◆ EXERCISE DIRECTIONS:
Write out every entry precisely as given, leaving the pictures out.

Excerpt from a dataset
##############################

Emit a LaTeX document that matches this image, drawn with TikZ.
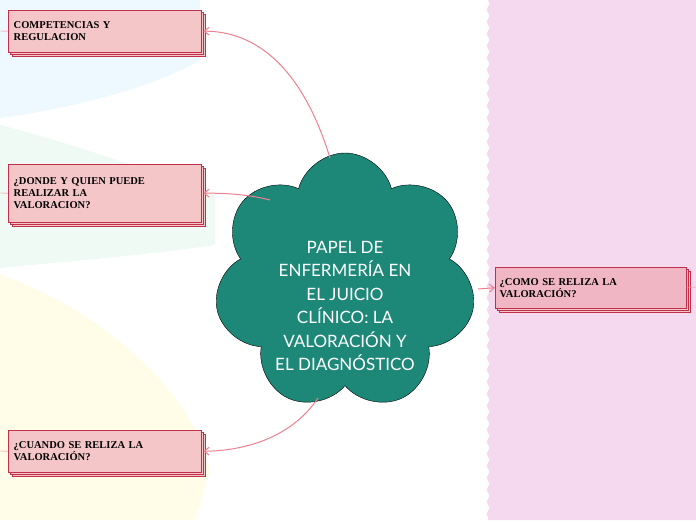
\documentclass[tikz,border=0pt]{standalone}
\usepackage{fontspec}
\setmainfont{Lato}
\newfontfamily\boxfont{Liberation Serif}
\usetikzlibrary{shapes.symbols,decorations.pathmorphing,arrows.meta,shadows}
\definecolor{cloudc}{HTML}{1E8878}
\definecolor{boxf}{HTML}{F4C6C8}
\definecolor{boxf2}{HTML}{F0B6C4}
\definecolor{boxd}{HTML}{C0304A}
\definecolor{linkc}{HTML}{F08090}
\definecolor{panel}{HTML}{F5D9EE}
\tikzset{
 topic/.style={draw=boxd,fill=boxf,minimum width=193pt,align=left,anchor=north west,
   text width=182pt,font=\boxfont\bfseries\fontsize{10.5}{12}\selectfont,inner sep=4pt,
   double copy shadow={shadow xshift=2pt,shadow yshift=-2pt,draw=boxd,fill=boxf}},
 link/.style={draw=linkc,line width=1pt,-{Straight Barb[length=5pt,width=8pt]}},
 wavy/.style={decorate,decoration={snake,amplitude=1.5pt,segment length=12pt}}
}
\begin{document}
\begin{tikzpicture}[x=1pt,y=-1pt]
\useasboundingbox (0,0) rectangle (696,520);
\fill[white] (0,0) rectangle (696,520);
\fill[cyan!7] (0,0) -- (200,0) -- (200,60) .. controls (150,90) and (60,110) .. (0,118) -- cycle;
\fill[green!40!teal!6] (0,125) .. controls (60,140) and (150,170) .. (215,195) -- (215,245) .. controls (150,255) and (60,262) .. (0,268) -- cycle;
\fill[orange!25!yellow!9] (0,275) .. controls (80,300) and (190,380) .. (210,470) -- (195,520) -- (0,520) -- cycle;
\fill[panel] (696,0) -- (488,0) decorate[wavy]{-- (488,520)} -- (696,520) -- cycle;
\node[cloud,cloud puffs=7,aspect=1,draw=black,fill=cloudc,minimum width=262pt,minimum height=258pt,
  label={[text=white,align=center,font=\fontsize{17}{23.5}\selectfont,yshift=-24pt]center:PAPEL DE\\ENFERMERÍA EN\\EL JUICIO\\CLÍNICO: LA\\VALORACIÓN Y\\EL DIAGNÓSTICO}] (c) at (345,282) {};
\node[topic,minimum height=42pt] (b1) at (8,10) {COMPETENCIAS Y\\REGULACION};
\node[topic,minimum height=58pt] (b2) at (8,164) {¿DONDE Y QUIEN PUEDE\\REALIZAR LA\\VALORACION?};
\node[topic,minimum height=42pt] (b3) at (8,430) {¿CUANDO SE RELIZA LA\\VALORACIÓN?};
\node[topic,fill=boxf2,minimum width=191pt,minimum height=41pt] (b4) at (495,267) {¿COMO SE RELIZA LA\\VALORACIÓN?};
\coordinate (c1) at (330,158); \coordinate (c2) at (270,200);
\coordinate (c3) at (318,398); \coordinate (c4) at (478,289);
\draw[link] (c1) .. controls (300,60) and (250,31) .. ([xshift=2pt]b1.east);
\draw[link] (c2) .. controls (250,195) and (230,193) .. ([xshift=2pt]b2.east);
\draw[link] (c3) .. controls (290,440) and (240,451) .. ([xshift=2pt]b3.east);
\draw[link] (c4) -- (b4.west);
\draw[linkc] (0,31) -- (b1.west); \draw[linkc] (0,193) -- (b2.west);
\draw[linkc] (0,451) -- (b3.west); \draw[linkc] (b4.east) -- (696,287);
\end{tikzpicture}
\end{document}
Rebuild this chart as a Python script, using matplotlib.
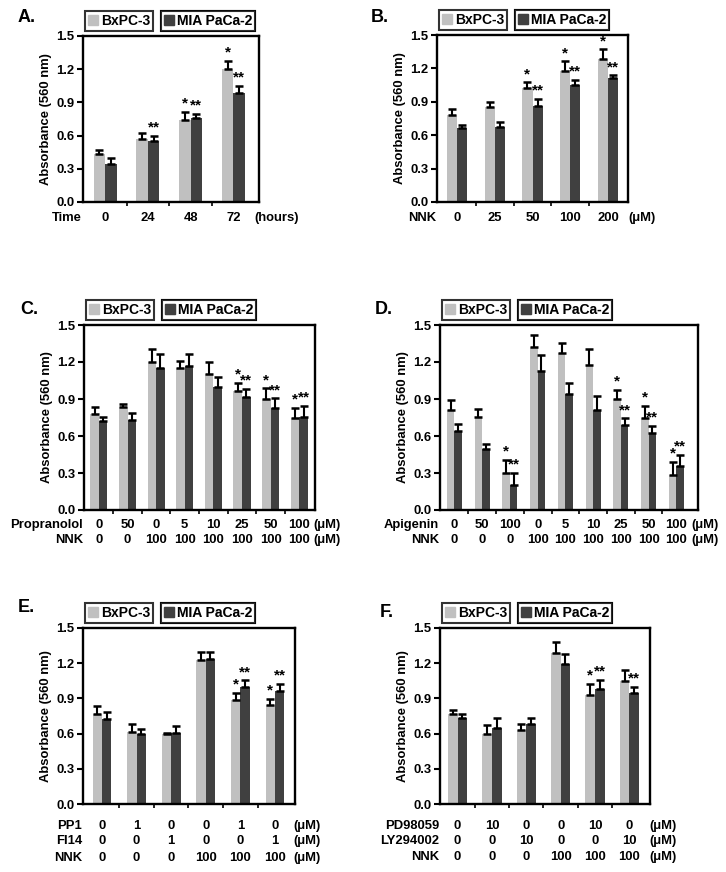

##############################

◆ RESULT FOR THIS TASK:
Emit a LaTeX document that matches this image, drawn with TikZ.
\documentclass[tikz,border=0pt]{standalone}
\usepackage{fontspec}
\setmainfont{Lato}
\newfontfamily\boxfont{Liberation Serif}
\usetikzlibrary{shapes.symbols,decorations.pathmorphing,arrows.meta,shadows}
\definecolor{cloudc}{HTML}{1E8878}
\definecolor{boxf}{HTML}{F4C6C8}
\definecolor{boxf2}{HTML}{F0B6C4}
\definecolor{boxd}{HTML}{C0304A}
\definecolor{linkc}{HTML}{F08090}
\definecolor{panel}{HTML}{F5D9EE}
\tikzset{
 topic/.style={draw=boxd,fill=boxf,minimum width=193pt,align=left,anchor=north west,
   text width=182pt,font=\boxfont\bfseries\fontsize{10.5}{12}\selectfont,inner sep=4pt,
   double copy shadow={shadow xshift=2pt,shadow yshift=-2pt,draw=boxd,fill=boxf}},
 link/.style={draw=linkc,line width=1pt,-{Straight Barb[length=5pt,width=8pt]}},
 wavy/.style={decorate,decoration={snake,amplitude=1.5pt,segment length=12pt}}
}
\begin{document}
\begin{tikzpicture}[x=1pt,y=-1pt]
\useasboundingbox (0,0) rectangle (696,520);
\fill[white] (0,0) rectangle (696,520);
\fill[cyan!7] (0,0) -- (200,0) -- (200,60) .. controls (150,90) and (60,110) .. (0,118) -- cycle;
\fill[green!40!teal!6] (0,125) .. controls (60,140) and (150,170) .. (215,195) -- (215,245) .. controls (150,255) and (60,262) .. (0,268) -- cycle;
\fill[orange!25!yellow!9] (0,275) .. controls (80,300) and (190,380) .. (210,470) -- (195,520) -- (0,520) -- cycle;
\fill[panel] (696,0) -- (488,0) decorate[wavy]{-- (488,520)} -- (696,520) -- cycle;
\node[cloud,cloud puffs=7,aspect=1,draw=black,fill=cloudc,minimum width=262pt,minimum height=258pt,
  label={[text=white,align=center,font=\fontsize{17}{23.5}\selectfont,yshift=-24pt]center:PAPEL DE\\ENFERMERÍA EN\\EL JUICIO\\CLÍNICO: LA\\VALORACIÓN Y\\EL DIAGNÓSTICO}] (c) at (345,282) {};
\node[topic,minimum height=42pt] (b1) at (8,10) {COMPETENCIAS Y\\REGULACION};
\node[topic,minimum height=58pt] (b2) at (8,164) {¿DONDE Y QUIEN PUEDE\\REALIZAR LA\\VALORACION?};
\node[topic,minimum height=42pt] (b3) at (8,430) {¿CUANDO SE RELIZA LA\\VALORACIÓN?};
\node[topic,fill=boxf2,minimum width=191pt,minimum height=41pt] (b4) at (495,267) {¿COMO SE RELIZA LA\\VALORACIÓN?};
\coordinate (c1) at (330,158); \coordinate (c2) at (270,200);
\coordinate (c3) at (318,398); \coordinate (c4) at (478,289);
\draw[link] (c1) .. controls (300,60) and (250,31) .. ([xshift=2pt]b1.east);
\draw[link] (c2) .. controls (250,195) and (230,193) .. ([xshift=2pt]b2.east);
\draw[link] (c3) .. controls (290,440) and (240,451) .. ([xshift=2pt]b3.east);
\draw[link] (c4) -- (b4.west);
\draw[linkc] (0,31) -- (b1.west); \draw[linkc] (0,193) -- (b2.west);
\draw[linkc] (0,451) -- (b3.west); \draw[linkc] (b4.east) -- (696,287);
\end{tikzpicture}
\end{document}
Rebuild this chart as a Python script, using matplotlib.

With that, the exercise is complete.